TodaysVerse.net
And we have seen and do testify that the Father sent the Son to be the Saviour of the world.
King James Version

Meaning

This verse comes from a letter written by the apostle John, one of Jesus' closest disciples, who witnessed Jesus' life, death, and resurrection firsthand. John uses the word 'testify' very deliberately — this is courtroom language, the vocabulary of an eyewitness making a sworn statement. He is not sharing a philosophy or a feeling; he is making a specific truth claim based on what he personally saw. The phrase 'Savior of the world' is sweeping in its scope: not just Savior of the Jewish people, not just of the religiously sincere, but of the world — every kind of person, every nation, every century that would ever come after.

Prayer

Father, thank You for sending Your Son not for the worthy or the ready, but for the whole world — all of it, including the parts of me I'd rather keep hidden. When my faith grows thin, anchor me in the testimony of those who saw and refused to stop saying so. Let me find my own voice among theirs. Amen.

Reflection

John is an old man when he writes this — almost certainly the last surviving member of Jesus' inner circle. Almost everyone he walked with is dead, most of them killed for what they believed. He has had decades to quietly revise his story, to soften the claims, to make peace with a more manageable version of what he saw. And instead, he writes: we have seen. We testify. Present tense. The conviction hasn't faded. Whatever happened on those roads in Galilee, in that upper room, outside that sealed-shut tomb — John still can't shake it. There's something steadying about that when your own faith feels thin and borrowed. You are not starting from zero. You're standing in a long line of witnesses who gave everything based on what they saw. That doesn't erase doubt — honest faith never does, and John would probably tell you that himself. But 'the Father has sent His Son to be the Savior of the world' is not a claim held lightly by the people who first made it. When you're lying awake at 3 AM wondering if any of this is real, John's old, weathered voice is still saying: I was there. I saw it. And I'm still saying it.

Discussion Questions

1

John uses the language of an eyewitness making a legal testimony. What does it mean to you that the foundation of Christian faith is rooted in firsthand witness rather than myth or tradition alone?

2

Has your faith ever felt secondhand — inherited from parents or culture rather than personally owned? What has moved it, even slightly, toward something more your own?

3

"Savior of the world" is an enormous claim.

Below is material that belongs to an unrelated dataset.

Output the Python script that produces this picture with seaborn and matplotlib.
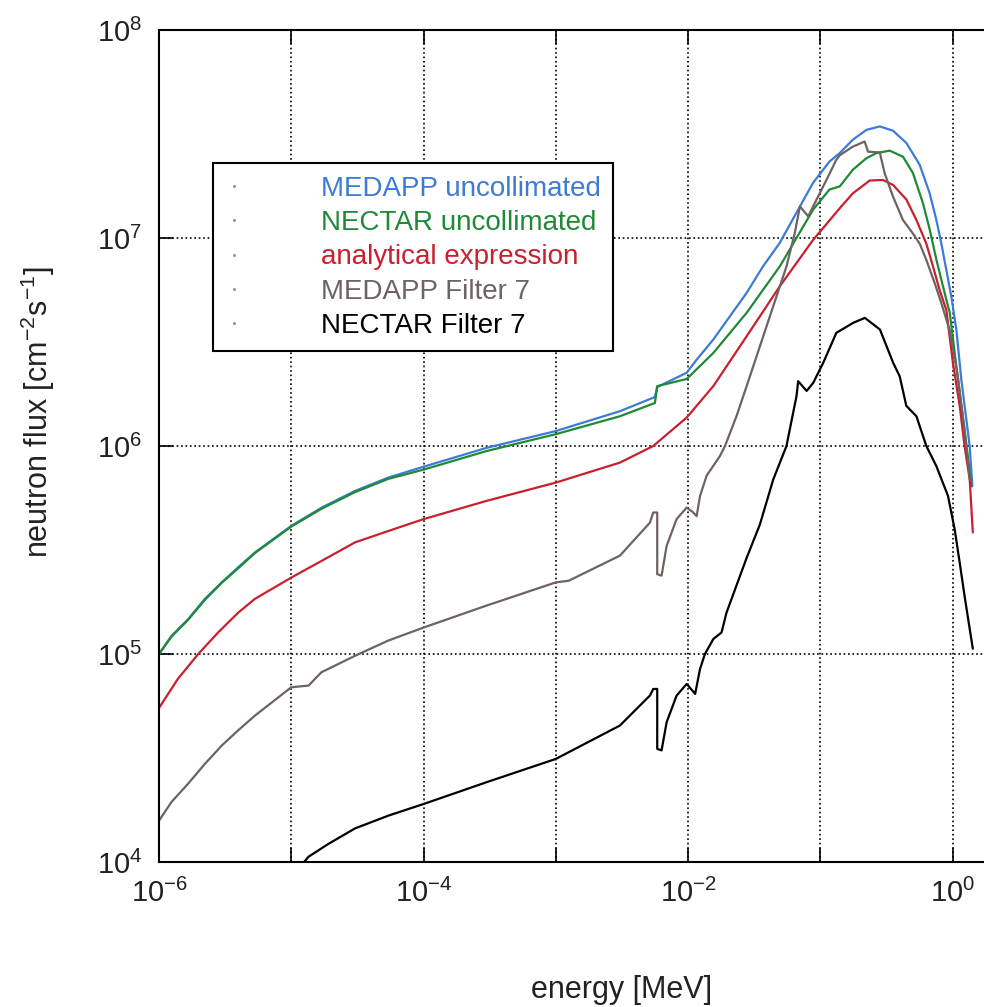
import numpy as np
import matplotlib
matplotlib.use('Agg')
import matplotlib.pyplot as plt
import seaborn as sns
from matplotlib.ticker import LogLocator, NullLocator, FuncFormatter
from matplotlib.lines import Line2D

sns.set_style('white')
plt.rcParams['font.family'] = ['Liberation Sans', 'DejaVu Sans']
plt.rcParams['mathtext.fontset'] = 'custom'
plt.rcParams['mathtext.rm'] = 'Liberation Sans'
plt.rcParams['mathtext.it'] = 'Liberation Sans:italic'
plt.rcParams['mathtext.default'] = 'regular'

# energy [MeV] / flux [cm-2 s-1]
medapp_unc_E = [1e-6, 1.24e-6, 1.66e-6, 2.22e-6, 2.98e-6, 3.96e-6, 5.32e-6, 1e-5, 1.70e-5,
                3.03e-5, 5.41e-5, 1e-4, 3.0e-4, 1e-3, 3.05e-3, 5.61e-3, 5.84e-3, 9.75e-3,
                1.16e-2, 1.55e-2, 2.77e-2, 3.68e-2, 4.92e-2, 8.79e-2, 0.117, 0.140, 0.176,
                0.223, 0.281, 0.354, 0.447, 0.563, 0.670, 0.753, 0.821, 0.896, 0.978, 1.066,
                1.163, 1.269, 1.344, 1.409]
medapp_unc_F = [1.0e5, 1.22e5, 1.47e5, 1.84e5, 2.21e5, 2.61e5, 3.08e5, 4.13e5, 5.06e5,
                6.08e5, 7.05e5, 7.95e5, 9.8e5, 1.18e6, 1.47e6, 1.72e6, 1.92e6, 2.25e6,
                2.6e6, 3.25e6, 5.45e6, 7.3e6, 9.46e6, 1.84e7, 2.33e7, 2.56e7, 2.97e7,
                3.31e7, 3.44e7, 3.28e7, 2.86e7, 2.25e7, 1.64e7, 1.22e7, 9.4e6, 7.0e6, 5.2e6, 3.62e6,
                2.08e6, 1.34e6, 1.0e6, 6.4e5]

nectar_unc_E = [1e-6, 1.24e-6, 1.66e-6, 2.22e-6, 2.98e-6, 3.96e-6, 5.32e-6, 1e-5, 1.70e-5,
                3.03e-5, 5.41e-5, 1e-4, 3.0e-4, 1e-3, 3.05e-3, 5.61e-3, 5.84e-3, 9.75e-3,
                1.55e-2, 2.77e-2, 4.93e-2, 8.82e-2, 0.117, 0.140, 0.176, 0.223, 0.265, 0.334,
                0.421, 0.501, 0.596, 0.670, 0.753, 0.845, 0.922, 0.949, 1.097, 1.23, 1.385]
nectar_unc_F = [1.0e5, 1.21e5, 1.46e5, 1.82e5, 2.2e5, 2.58e5, 3.06e5, 4.1e5, 5.0e5,
                6.0e5, 6.95e5, 7.7e5, 9.46e5, 1.14e6, 1.39e6, 1.61e6, 1.94e6, 2.1e6,
                2.8e6, 4.37e6, 7.3e6, 1.37e7, 1.71e7, 1.77e7, 2.13e7, 2.42e7, 2.56e7, 2.63e7,
                2.46e7, 2.05e7, 1.47e7, 1.1e7, 7.86e6, 5.85e6, 4.69e6, 4.4e6, 2.08e6, 1.2e6, 6.4e5]

analytic_E = [1e-6, 1.39e-6, 1.98e-6, 2.8e-6, 3.97e-6, 5.3e-6, 1e-5, 1.69e-5, 3.03e-5, 5.4e-5,
              1e-4, 3.0e-4, 1e-3, 3.05e-3, 5.45e-3, 9.75e-3, 1.55e-2, 2.77e-2, 4.93e-2, 8.82e-2,
              0.140, 0.176, 0.236, 0.297, 0.354, 0.447, 0.532, 0.632, 0.710, 0.798, 0.896,
              1.005, 1.13, 1.23, 1.345, 1.42]
analytic_F = [5.5e4, 7.6e4, 1.0e5, 1.27e5, 1.58e5, 1.84e5, 2.33e5, 2.8e5, 3.44e5, 3.9e5,
              4.45e5, 5.45e5, 6.67e5, 8.32e5, 1.0e6, 1.37e6, 1.94e6, 3.37e6, 5.86e6, 9.8e6,
              1.39e7, 1.64e7, 1.89e7, 1.9e7, 1.8e7, 1.53e7, 1.22e7, 9.4e6, 7.3e6, 5.6e6, 4.5e6,
              2.5e6, 1.56e6, 1.0e6, 6.9e5, 3.84e5]

medapp_f7_E = [1e-6, 1.24e-6, 1.66e-6, 2.22e-6, 2.98e-6, 3.96e-6, 5.32e-6, 1e-5, 1.35e-5,
               1.69e-5, 3.03e-5, 5.4e-5, 1e-4, 3.0e-4, 1e-3, 1.25e-3, 3.05e-3, 5.14e-3, 5.45e-3,
               5.84e-3, 5.84e-3, 6.3e-3, 6.88e-3, 8.18e-3, 9.75e-3, 1.09e-2, 1.16e-2, 1.23e-2,
               1.38e-2, 1.74e-2, 1.90e-2, 2.32e-2, 2.77e-2, 4.40e-2, 5.54e-2, 6.41e-2, 7.0e-2,
               8.09e-2, 9.35e-2, 0.111, 0.132, 0.140, 0.176, 0.216, 0.229, 0.281, 0.306, 0.354,
               0.421, 0.501, 0.563, 0.632, 0.731, 0.821, 0.949, 1.09, 1.269, 1.345]
medapp_f7_F = [1.58e4, 1.94e4, 2.38e4, 2.96e4, 3.63e4, 4.29e4, 5.06e4, 6.92e4, 7.05e4,
               8.17e4, 9.8e4, 1.16e5, 1.34e5, 1.71e5, 2.21e5, 2.25e5, 2.97e5, 4.28e5, 4.79e5,
               4.79e5, 2.42e5, 2.38e5, 3.31e5, 4.45e5, 5.06e5, 4.8e5, 4.6e5, 5.75e5,
               7.2e5, 8.95e5, 1.0e6, 1.39e6, 1.94e6, 4.7e6, 7.3e6, 1.06e7, 1.42e7,
               1.27e7, 1.53e7, 1.9e7, 2.38e7, 2.5e7, 2.75e7, 2.91e7, 2.6e7, 2.58e7, 2.05e7, 1.58e7,
               1.22e7, 1.05e7, 9.4e6, 7.85e6, 6.07e6, 4.86e6, 3.6e6, 2.2e6, 1.0e6, 6.9e5]

nectar_f7_E = [1.25e-5, 1.35e-5, 1.9e-5, 3.03e-5, 5.41e-5, 1e-4, 3.0e-4, 1e-3, 3.05e-3,
               5.14e-3, 5.45e-3, 5.84e-3, 5.84e-3, 6.3e-3, 6.88e-3, 8.18e-3, 9.75e-3, 1.13e-2,
               1.23e-2, 1.34e-2, 1.55e-2, 1.79e-2, 1.95e-2, 2.77e-2, 3.49e-2, 4.40e-2, 5.54e-2,
               6.60e-2, 6.79e-2, 7.87e-2, 8.82e-2, 0.105, 0.132, 0.177, 0.217, 0.282, 0.355,
               0.398, 0.446, 0.532, 0.632, 0.753, 0.922, 1.035, 1.13, 1.23, 1.345, 1.42]
nectar_f7_F = [1.0e4, 1.06e4, 1.22e4, 1.45e4, 1.67e4, 1.9e4, 2.42e4, 3.13e4, 4.53e4,
               6.31e4, 6.79e4, 6.79e4, 3.5e4, 3.44e4, 4.7e4, 6.31e4, 7.18e4, 6.43e4,
               8.47e4, 1.0e5, 1.18e5, 1.27e5, 1.58e5, 2.9e5, 4.2e5, 6.9e5, 1.0e6,
               1.74e6, 2.05e6, 1.84e6, 2.01e6, 2.51e6, 3.5e6, 3.91e6, 4.13e6, 3.63e6, 2.51e6,
               2.16e6, 1.56e6, 1.39e6, 1.0e6, 8.0e5, 5.75e5, 3.98e5, 2.75e5, 1.9e5, 1.32e5, 1.06e5]

labels = ['MEDAPP uncollimated', 'NECTAR uncollimated', 'analytical expression',
          'MEDAPP Filter 7', 'NECTAR Filter 7']
colors = ['#3d7bd6', '#1f8a35', '#c8202e', '#6e6262', '#000000']
series = [(medapp_unc_E, medapp_unc_F), (nectar_unc_E, nectar_unc_F),
          (analytic_E, analytic_F), (medapp_f7_E, medapp_f7_F), (nectar_f7_E, nectar_f7_F)]

fig = plt.figure(figsize=(9.84, 10.07), dpi=100)
ax = fig.add_axes([0.1616, 0.144, 0.941, 0.8262])
ax.set_xscale('log')
ax.set_yscale('log')

for (E, F), c in zip(series, colors):
    sns.lineplot(x=E, y=F, ax=ax, color=c, lw=1.6, estimator=None, sort=False)

ax.set_xlim(1e-6, 1e1)
ax.set_ylim(1e4, 1e8)

ax.xaxis.set_major_locator(LogLocator(base=10, subs=(1.0,), numticks=20))
ax.yaxis.set_major_locator(LogLocator(base=10, subs=(1.0,), numticks=20))
ax.xaxis.set_minor_locator(NullLocator())
ax.yaxis.set_minor_locator(NullLocator())


def xfmt(v, pos):
    e = int(round(np.log10(v)))
    return r'$\mathdefault{10^{%d}}$' % e if e % 2 == 0 else ''


def yfmt(v, pos):
    e = int(round(np.log10(v)))
    return r'$\mathdefault{10^{%d}}$' % e


ax.xaxis.set_major_formatter(FuncFormatter(xfmt))
ax.yaxis.set_major_formatter(FuncFormatter(yfmt))

ax.tick_params(which='major', direction='in', length=10, width=1.2, color='black',
               bottom=True, left=True, top=True, right=True, labelsize=21, pad=12,
               labelcolor='#222222')
ax.grid(True, which='major', ls=':', color='black', lw=1.2)
for s in ax.spines.values():
    s.set_color('black')
    s.set_linewidth(1.5)

ax.set_xlabel('energy [MeV]', fontsize=22, labelpad=48, color='#222222')
ax.set_ylabel(r'neutron flux [cm$^{-2}$s$^{-1}$]', fontsize=22, color='#222222')
ax.yaxis.set_label_coords(-0.11, 0.541)

handles = [Line2D([], [], ls='none', marker='.', ms=2.5, color='0.6') for _ in labels]
leg = ax.legend(handles, labels, loc='upper left', bbox_to_anchor=(0.058, 0.840),
                fontsize=20, frameon=True, fancybox=False, framealpha=1,
                edgecolor='black', borderpad=0.45, labelspacing=0.3,
                handlelength=0.6, handletextpad=2.85, borderaxespad=0)
leg.get_frame().set_linewidth(1.5)
for t, c in zip(leg.get_texts(), colors):
    t.set_color(c)

fig.savefig('out.png', dpi=100)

Who do you find it hardest to believe that salvation is genuinely available for — and what does that honest answer reveal about your view of God?

4

The verse says the Father 'sent' His Son — a deliberate, purposeful mission. How does the idea of God actively sending rather than passively waiting change how you understand your own worth to Him?

5

If you were to write your own 'we have seen and testify' statement — not borrowed from John but drawn from your own life — what would you say you have witnessed that points you toward God's reality?